» Written exercise
Retype, please, the listing from its opening line through the line that contains "4.69, 4.68, 4.03, 4.65, 4.63, 4.63]", both included, without the pictures.

» Supplied material
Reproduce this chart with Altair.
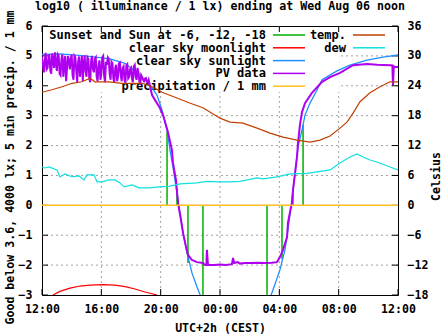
import altair as alt
import pandas as pd

W, H = 356, 269
FONT = "DejaVu Sans Mono"
FS = 11.6
KFS = 12

# ---------------- data (hours after 12:00 CEST, log10 lx / Celsius) ----------------
pv_noise_v = [4.95, 4.45, 5.10, 4.60, 5.05, 4.40, 4.90, 5.12, 4.50, 5.00,
              4.35, 5.05, 4.75, 4.15, 5.00, 4.55, 5.05, 4.20, 4.95, 4.12,
              4.98, 4.60, 4.15, 5.02, 4.30, 4.90, 4.12, 5.00, 4.45, 4.95,
              4.15, 4.85, 4.40, 5.00, 4.12, 4.70, 4.90, 4.20, 4.75, 4.10,
              4.70, 4.30, 4.78, 4.15, 4.65, 4.10, 4.72, 4.30, 4.60, 4.12,
              4.70, 4.20, 4.45, 4.10, 4.28, 4.15, 4.26, 4.12, 4.05]
pv_noise_h = [i * 0.125 for i in range(len(pv_noise_v))]
pv_mid_v = [4.70, 4.85, 4.55, 4.95, 4.50, 5.08, 4.60, 4.75, 5.05, 4.40,
            4.90, 4.30, 5.00, 4.60, 4.85, 4.90, 4.35, 5.00, 4.50, 4.80,
            4.30, 5.00, 4.70, 4.50, 4.95, 4.25, 4.85, 4.55, 4.90, 4.30,
            4.70, 4.20, 4.95, 4.35, 4.80, 4.95, 4.40, 4.80, 4.25, 4.60,
            4.15, 4.75, 4.35, 4.60, 4.20, 4.68, 4.25, 4.55, 4.25, 4.65,
            4.30, 4.60, 4.15, 4.35, 4.20, 4.24, 4.14, 4.20]
pv_mid_h = [0.0625 + i * 0.125 for i in range(len(pv_mid_v))]
pv_rest_h = [7.42, 7.62, 7.90, 8.16, 8.49, 8.76, 8.83, 9.03, 9.17, 9.37, 9.51, 9.71,
             9.84, 10.11, 10.45, 10.85, 10.99, 11.08, 11.12, 11.19, 11.6, 12.0, 12.4,
             12.8, 12.88, 12.95, 13.2, 13.35, 13.7, 14.0, 14.5, 15.0, 15.5, 15.84,
             16.04, 16.25, 16.52, 16.58, 16.72, 16.85, 16.92, 17.06, 17.19, 17.26,
             17.39, 17.53, 17.73, 18.2, 18.88, 19.42, 20.09, 20.97, 21.91, 22.6,
             23.46, 23.62, 23.66, 23.72, 23.8, 24.0]
pv_rest_v = [3.69, 3.52, 3.30, 3.02, 2.45, 1.85, 1.42, 0.85, 0.08, -0.49, -0.93, -1.39,
             -1.66, -1.83, -1.90, -1.93, -2.00, -2.00, -1.49, -2.00, -2.00, -1.98, -2.00,
             -1.97, -1.76, -1.93, -1.90, -1.95, -1.93, -1.93, -1.92, -1.93, -1.92, -1.90,
             -1.73, -1.49, -1.06, -0.59, -0.22, 0.08, 0.51, 1.08, 1.62, 2.09,
             2.69, 3.12, 3.42, 3.76, 4.13, 4.29, 4.43, 4.69, 4.73, 4.70,
             4.69, 4.68, 4.03, 4.65, 4.63, 4.63]

sun_h = [0.0, 1.21, 2.9, 4.58, 5.6, 6.61, 7.28, 7.75, 8.09, 8.43, 8.63, 8.83, 9.17,
         9.51, 9.78, 10.11, 10.45, 10.72, 11.2, 15.0, 15.57, 16.04, 16.38, 16.58,
         16.85, 17.06, 17.26, 17.53, 17.73, 18.07, 18.54, 18.88, 19.89, 20.76,
         21.91, 22.99, 24.0]
sun_v = [5.05, 5.07, 5.00, 4.90, 4.75, 4.36, 4.03, 3.69, 3.19, 2.52, 1.85, 1.28, 0.18,
         -0.93, -1.60, -2.26, -2.73, -3.07, -3.6, -3.6, -2.83, -2.16, -1.49, -0.83,
         0.18, 1.08, 1.95, 2.52, 3.02, 3.42, 3.86, 4.20, 4.50, 4.69,
         4.86, 4.96, 5.03]

moon_h = [0.74, 1.21, 1.89, 2.56, 3.24, 4.11, 4.92, 5.6, 6.27, 6.94, 7.75]
moon_v = [-3.0, -2.88, -2.77, -2.70, -2.67, -2.65, -2.67, -2.72, -2.80, -2.90, -3.0]

sunev_h = [8.43, 9.10, 9.84, 10.85, 15.17, 16.18, 16.92, 17.60]
sunev_v = [2.45, 0.55, -1.93, -3.5, -3.5, -1.80, 0.40, 2.70]

precip_h = [0.0, 24.0]
precip_v = [0.0, 0.0]

temp_h = [0.0, 0.67, 1.35, 2.02, 2.7, 3.24, 3.57, 4.52, 5.39, 6.27, 6.74, 7.42, 8.09,
          8.97, 9.91, 10.85, 12.0, 12.67, 13.55, 14.5, 15.37, 16.25, 17.19, 18.07,
          18.74, 19.42, 20.09, 20.56, 20.97, 21.44, 22.11, 22.79, 23.26, 23.46, 24.0]
temp_c = [22.7, 23.2, 23.8, 24.5, 24.8, 25.5, 24.8, 24.8, 24.5, 24.5, 24.5, 23.8, 22.7,
          21.7, 20.6, 19.6, 17.5, 16.7, 16.5, 15.5, 14.5, 13.7, 13.1, 12.7,
          13.1, 13.9, 15.5, 16.7, 18.5, 20.8, 22.6, 23.8, 24.5, 24.8, 24.8]

dew_h = [0.0, 0.2, 0.47, 1.01, 1.21, 1.55, 2.02, 2.49, 2.83, 3.03, 3.51, 3.71, 4.04,
         4.52, 4.92, 5.26, 5.53, 6.07, 6.54, 7.21, 7.89, 8.56, 9.3, 10.45, 11.12,
         12.0, 12.67, 13.35, 14.49, 14.9, 15.84, 16.72, 17.87, 18.54, 19.42, 20.09,
         20.76, 21.24, 21.64, 22.11, 22.58, 23.46, 24.0]
dew_c = [7.7, 7.5, 7.7, 7.1, 5.7, 6.3, 5.7, 5.9, 5.1, 6.1, 6.1, 4.7, 4.7,
         5.1, 5.1, 4.5, 3.7, 4.1, 3.5, 3.5, 3.7, 3.8, 4.3, 4.5, 4.8,
         4.7, 4.7, 4.8, 5.5, 5.3, 5.7, 6.3, 6.4, 6.7, 7.1, 8.5,
         9.7, 10.3, 9.7, 9.1, 8.7, 7.7, 7.1]

x_major = [0, 4, 8, 12, 16, 20, 24]
x_grid = [4, 8, 12, 16, 20]
y_ticks = [-3, -2, -1, 0, 1, 2, 3, 4, 5, 6]
y_grid = [-2, -1, 1, 2, 3, 4, 5]
c_ticks = [-18, -12, -6, 0, 6, 12, 18, 24, 30, 36]

title_text = "log10 ( illuminance / 1 lx) ending at Wed Aug 06 noon"
ylabel = "Good below 3.6, 4000 lx; 5 min precip. / 1 mm"
y2label = "Celsius"
xlabel = "UTC+2h (CEST)"

key_labels = ["Sunset and Sun at -6, -12, -18", "clear sky moonlight",
              "clear sky sunlight", "PV data", "precipitation / 1 mm"]
key_colors = ["#00b000", "#ff0000", "#1e8fff", "#b000f0", "#ffc020"]
key2_labels = ["temp.", "dew"]
key2_colors = ["#c04000", "#10e0e0"]

# ---------------- encodings ----------------
xs = alt.Scale(domain=[0, 24], nice=False, zero=False)
ys = alt.Scale(domain=[-3, 6], nice=False, zero=False)
cs = alt.Scale(domain=[-18, 36], nice=False, zero=False)

lab = dict(labelFont=FONT, labelFontSize=FS, labelFontWeight="bold", labelColor="black",
           titleFont=FONT, titleFontSize=FS, titleFontWeight="bold", titleColor="black",
           ticks=False, domain=False, grid=False)

X = alt.X("h:Q", scale=xs, axis=alt.Axis(values=x_major, title=xlabel, labelFlush=False,
          labelOverlap=False, labelPadding=8,
          labelExpr="format((12 + datum.value) % 24, '02d') + ':00'",
          titleBaseline="alphabetic", titleY=36, **lab))
Y = alt.Y("v:Q", scale=ys, axis=alt.Axis(values=y_ticks, title=ylabel, orient="left",
          labelPadding=10, titleAngle=270, titleBaseline="alphabetic",
          titleX=-29, titleY=141, **lab))
C = alt.Y("c:Q", scale=cs, axis=alt.Axis(values=c_ticks, title=y2label, orient="right",
          labelPadding=9, titleAngle=270, titleBaseline="alphabetic",
          titleX=41, titleY=150, **lab))

def df(h, v, col="v"):
    return pd.DataFrame({"h": h, col: v})

one = pd.DataFrame({"a": [0]})

# grid
grid_x = alt.Chart(pd.DataFrame({"h": x_grid})).mark_rule(
    color="#a0a0a0", strokeWidth=1, strokeDash=[2, 3]).encode(x=X)
grid_y = alt.Chart(pd.DataFrame({"v": y_grid})).mark_rule(
    color="#a0a0a0", strokeWidth=1, strokeDash=[2, 3]).encode(y=Y)

# inner ticks
tick_l = alt.Chart(pd.DataFrame({"v": y_ticks})).mark_rule(color="black").encode(
    y=Y, x=alt.value(0), x2=alt.value(6))
tick_r = alt.Chart(pd.DataFrame({"v": y_ticks})).mark_rule(color="black").encode(
    y=Y, x=alt.value(W - 6), x2=alt.value(W))
tick_b = alt.Chart(pd.DataFrame({"h": x_major})).mark_rule(color="black").encode(
    x=X, y=alt.value(H - 6), y2=alt.value(H))
tick_t = alt.Chart(pd.DataFrame({"h": x_major})).mark_rule(color="black").encode(
    x=X, y=alt.value(0), y2=alt.value(6))

# key box + key entries
key_box = alt.Chart(one).mark_rect(fill="white").encode(
    x=alt.value(1), x2=alt.value(297), y=alt.value(1), y2=alt.value(66))

key_layers = []
row_y = [9 + 12.8 * i for i in range(5)]
for i, (t, c) in enumerate(zip(key_labels, key_colors)):
    key_layers.append(alt.Chart(pd.DataFrame({"t": [t]})).mark_text(
        font=FONT, fontSize=KFS, fontWeight="bold", align="right", baseline="middle",
        color="black").encode(x=alt.value(224), y=alt.value(row_y[i]), text="t:N"))
    key_layers.append(alt.Chart(one).mark_rule(color=c, strokeWidth=1.5).encode(
        x=alt.value(231), x2=alt.value(263), y=alt.value(row_y[i])))
for i, (t, c) in enumerate(zip(key2_labels, key2_colors)):
    key_layers.append(alt.Chart(pd.DataFrame({"t": [t]})).mark_text(
        font=FONT, fontSize=KFS, fontWeight="bold", align="right", baseline="middle",
        color="black").encode(x=alt.value(304), y=alt.value(row_y[i]), text="t:N"))
    key_layers.append(alt.Chart(one).mark_rule(color=c, strokeWidth=1.5).encode(
        x=alt.value(311), x2=alt.value(343), y=alt.value(row_y[i])))

title = alt.Chart(pd.DataFrame({"t": [title_text]})).mark_text(
    font=FONT, fontSize=FS, fontWeight="bold", align="center", baseline="alphabetic",
    color="black").encode(x=alt.value(W / 2), y=alt.value(-16), text="t:N")

# data layers
pv_df = pd.concat([df(pv_noise_h, pv_noise_v), df(pv_mid_h, pv_mid_v),
                   df(pv_rest_h, pv_rest_v)]).sort_values("h")

sunev = alt.Chart(pd.DataFrame({"h": sunev_h, "v": sunev_v, "z": [0.0] * len(sunev_h)})).mark_rule(
    color=key_colors[0], strokeWidth=1.5, clip=True).encode(x=X, y=Y, y2="z:Q")
moon = alt.Chart(df(moon_h, moon_v)).mark_line(color=key_colors[1], strokeWidth=1.2,
                                               clip=True).encode(x=X, y=Y)
sun = alt.Chart(df(sun_h, sun_v)).mark_line(color=key_colors[2], strokeWidth=1.3,
                                            clip=True).encode(x=X, y=Y)
pv = alt.Chart(pv_df).mark_line(color=key_colors[3], strokeWidth=2, clip=True).encode(
    x=X, y=Y, order="h:Q")
precip = alt.Chart(df(precip_h, precip_v)).mark_line(color=key_colors[4], strokeWidth=1.5,
                                                     clip=True).encode(x=X, y=Y)
temp = alt.Chart(df(temp_h, temp_c, "c")).mark_line(color=key2_colors[0], strokeWidth=1.2,
                                                     clip=True).encode(x=X, y=C)
dew = alt.Chart(df(dew_h, dew_c, "c")).mark_line(color=key2_colors[1], strokeWidth=1.2,
                                                  clip=True).encode(x=X, y=C)

left = alt.layer(grid_x, grid_y, key_box, *key_layers, tick_l, tick_r, tick_b, tick_t,
                 title, sunev, moon, sun, pv, precip)
right = alt.layer(temp, dew)

chart = alt.layer(left, right).resolve_scale(y="independent").properties(
    width=W, height=H,
    autosize=alt.AutoSizeParams(type="none"),
    padding={"left": 42, "top": 26, "right": 49, "bottom": 40},
    background="white",
).configure_view(stroke="black", strokeWidth=1)

chart.save("out.html", embed_options={"renderer": "svg", "actions": False})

» Solution below
Reproduce this chart with Altair.
import altair as alt
import pandas as pd

W, H = 356, 269
FONT = "DejaVu Sans Mono"
FS = 11.6
KFS = 12

# ---------------- data (hours after 12:00 CEST, log10 lx / Celsius) ----------------
pv_noise_v = [4.95, 4.45, 5.10, 4.60, 5.05, 4.40, 4.90, 5.12, 4.50, 5.00,
              4.35, 5.05, 4.75, 4.15, 5.00, 4.55, 5.05, 4.20, 4.95, 4.12,
              4.98, 4.60, 4.15, 5.02, 4.30, 4.90, 4.12, 5.00, 4.45, 4.95,
              4.15, 4.85, 4.40, 5.00, 4.12, 4.70, 4.90, 4.20, 4.75, 4.10,
              4.70, 4.30, 4.78, 4.15, 4.65, 4.10, 4.72, 4.30, 4.60, 4.12,
              4.70, 4.20, 4.45, 4.10, 4.28, 4.15, 4.26, 4.12, 4.05]
pv_noise_h = [i * 0.125 for i in range(len(pv_noise_v))]
pv_mid_v = [4.70, 4.85, 4.55, 4.95, 4.50, 5.08, 4.60, 4.75, 5.05, 4.40,
            4.90, 4.30, 5.00, 4.60, 4.85, 4.90, 4.35, 5.00, 4.50, 4.80,
            4.30, 5.00, 4.70, 4.50, 4.95, 4.25, 4.85, 4.55, 4.90, 4.30,
            4.70, 4.20, 4.95, 4.35, 4.80, 4.95, 4.40, 4.80, 4.25, 4.60,
            4.15, 4.75, 4.35, 4.60, 4.20, 4.68, 4.25, 4.55, 4.25, 4.65,
            4.30, 4.60, 4.15, 4.35, 4.20, 4.24, 4.14, 4.20]
pv_mid_h = [0.0625 + i * 0.125 for i in range(len(pv_mid_v))]
pv_rest_h = [7.42, 7.62, 7.90, 8.16, 8.49, 8.76, 8.83, 9.03, 9.17, 9.37, 9.51, 9.71,
             9.84, 10.11, 10.45, 10.85, 10.99, 11.08, 11.12, 11.19, 11.6, 12.0, 12.4,
             12.8, 12.88, 12.95, 13.2, 13.35, 13.7, 14.0, 14.5, 15.0, 15.5, 15.84,
             16.04, 16.25, 16.52, 16.58, 16.72, 16.85, 16.92, 17.06, 17.19, 17.26,
             17.39, 17.53, 17.73, 18.2, 18.88, 19.42, 20.09, 20.97, 21.91, 22.6,
             23.46, 23.62, 23.66, 23.72, 23.8, 24.0]
pv_rest_v = [3.69, 3.52, 3.30, 3.02, 2.45, 1.85, 1.42, 0.85, 0.08, -0.49, -0.93, -1.39,
             -1.66, -1.83, -1.90, -1.93, -2.00, -2.00, -1.49, -2.00, -2.00, -1.98, -2.00,
             -1.97, -1.76, -1.93, -1.90, -1.95, -1.93, -1.93, -1.92, -1.93, -1.92, -1.90,
             -1.73, -1.49, -1.06, -0.59, -0.22, 0.08, 0.51, 1.08, 1.62, 2.09,
             2.69, 3.12, 3.42, 3.76, 4.13, 4.29, 4.43, 4.69, 4.73, 4.70,
             4.69, 4.68, 4.03, 4.65, 4.63, 4.63]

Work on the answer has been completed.